27 Jun 2013

Minister to front select committee on palm kernel

6:33 am on 27 June 2013

The Minister for Primary Industries (MPI) will be asked to explain why he continues to allow palm kernel expeller into the country when numerous biosecurity flaws have been identified in its supply chain.

Nathan Guy will appear at the Primary Production Select Committee on Thursday morning at Parliament - the day after his ministry changed its tune on the origin of an animal limb discovered in May on a Bay of Plenty farm in a palm kernel delivery.

MPI says DNA testing has revealed the leg came from a sheep - and not from a goat or deer as it announced last week.

The ministry believes it was a New Zealand sheep partly due to the origin of maggots found on it.

Yet farmers who've seen the limb say it was too small to have come from a New Zealand sheep - and point out it was found on a dairy farm.

Labour Party agriculture spokesperson Damien O'Connor said the select committee wants answers on why palm kernel is still being allowed in.

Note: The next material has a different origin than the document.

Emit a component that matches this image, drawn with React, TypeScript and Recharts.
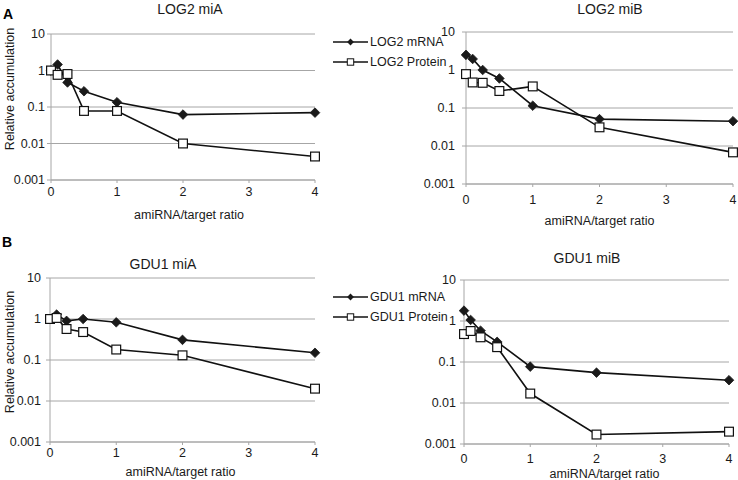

He said conservationists, grain farmers and other farmers realise this is a serious risk.

But Mr O'Connor said farmers who are dependent on palm kernel, particularly during periods of drought, are reluctant to admit that maybe they should not be using it.

He said there are a lot of vested interests that make change difficult.

"But it is up to the minister, it's his job, to give an absolute assurance that biosecurity as he says is the number one priority and he follows it through with some actions".

A recent report by MPI officials found palm kernel could be coming from unapproved plants in Malaysia and Indonesia, and that rodent and bird control measures at some plants were substandard.